Analogical use of language
Continuing along from the last post on the core epistemological principles from Reid’s common sense realism we have come to the analogical use of language.
To review quickly. Epistemology is the theory of knowledge - including the origin of knowledge, the role of experience and reason in generating knowledge and the relationship between knowledge and certainty. When we practice (make decisions, do actions) we are using knowledge as premises for our inferences. A clinical epistemology seeks to address these topics within the clinical context. A clinical epistemology is the foundation of an evidence based practice and a knowledge based practice. (See an early post for why I believe there needs to a separation between an evidence based practice and a knowledge based practice.)
For us to discuss a clinical epistemology - to talk about knowledge - we have to use language. And when we are talking about things we know (or want to know) we must use language. The words we use are not actually the things they represent. There is an ontological distinction between the muscle and the word muscle. But we use the word muscle to represent muscle. For a clinical epistemology we have to assume this works from the start - we have to assume we can use language as an analogy of something real that is ontologically distinct from the word itself.
That is a very simple and easy to agree to core component - hence being part of “common sense realism.”
Though it is interesting how often we fall into the trap of defining words based on an initial analogy with a real, ontologically distinct entity and coming to believe that the word is then the same thing and how that may pass in discussion as incorrect knowledge.

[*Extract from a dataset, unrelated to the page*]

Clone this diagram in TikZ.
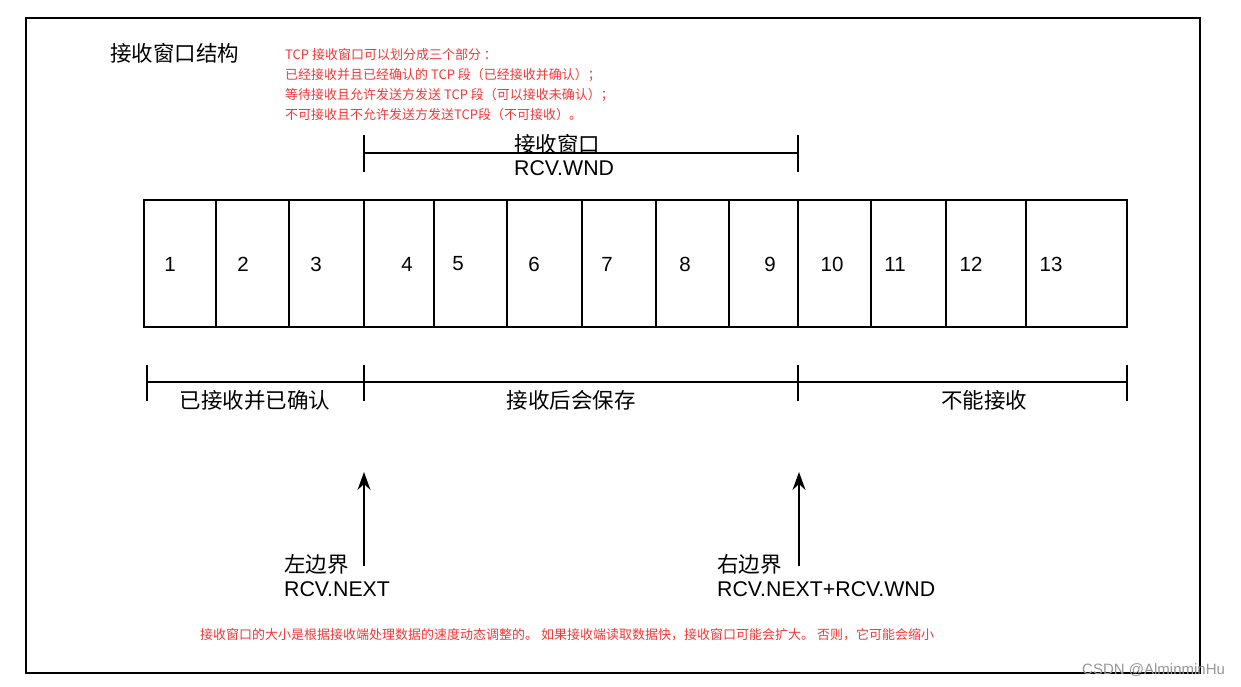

I was reminded of this yesterday when teaching a lab on lung sounds. There are crackles (a certain sound we hear that is not normally present with auscultation of the lungs). There seem to be at least two distinct types of crackle sounds. So we then have a word to describe (modify) the analogical representation of sounds - fine or coarse crackles. All of these words are analogically related to the ontological entity (a sensory perception in our brain). Whether we hear “fine crackles” or “coarse crackles” has to do with our sensory perception and then we utter the words to represent what we hear. Simple enough. But sometimes people use the word “dry crackles” when they hear “fine crackles.” They are using a different word to modify their crackles. The words “dry crackles” represent something different ontologically don’t they? The word dry crackles is going beyond the sensory perception of sound to something about the nature of the cause of the sound. A dry crackle is presumed to be caused by a “dry” source - something that is not wet, not mucous, not secretions, not edema, not inflammation. So when discussing what we know, the use of the language “dry crackle” reports that we know the cause of the sound we hear (or at least some general characteristic of the cause.) Whereas a fine crackle merely reports on the sound we have perceived and, as such, is analogically related to only the effect (not the cause) and therefore contains less knowledge. A question is whether such a claim is justified? That has to do with the ontology of the cause - effect relationship of dry crackles. If the cause of fine crackles is only ever a “dry” cause then we probably are justified as fine crackles can only be caused by a dry cause. I am not making that claim here - just raising it as a point. But now we are really getting into abduction (see here).
One more example because it came to mind while sharing the above. There is much more knowledge in the statement: “That patient has angina.” Than the statement: “That patient has chest pain.” Even though we recognize that angina is often chest pain, chest pain is not always angina. Why? These words are referring to different real things ontologically. Chest pain is referring to pain in the chest (an effect) with no claim about the cause of that pain. But angina is referring to a symptom (usually pain in the chest) that, for some reason, we feel justified in claiming to know the cause of that pain (myocardial ischemia). In practice it is typical (or should be) to withhold the term angina for times when additional information brings additional knowledge that makes abduction to ischemia the best explanation of the chest pain prior to using the term angina.
So with a knowledge based practice we will have to be careful with how we use language to analogically represent ontology (being) of real things (realism). Accepting that need to do this as a core principle does not mean we can take it for granted. Whenever I feel like I am not understanding someone else’s knowledge, I first consider how we are using language to represent the objects of knowledge we are discussing.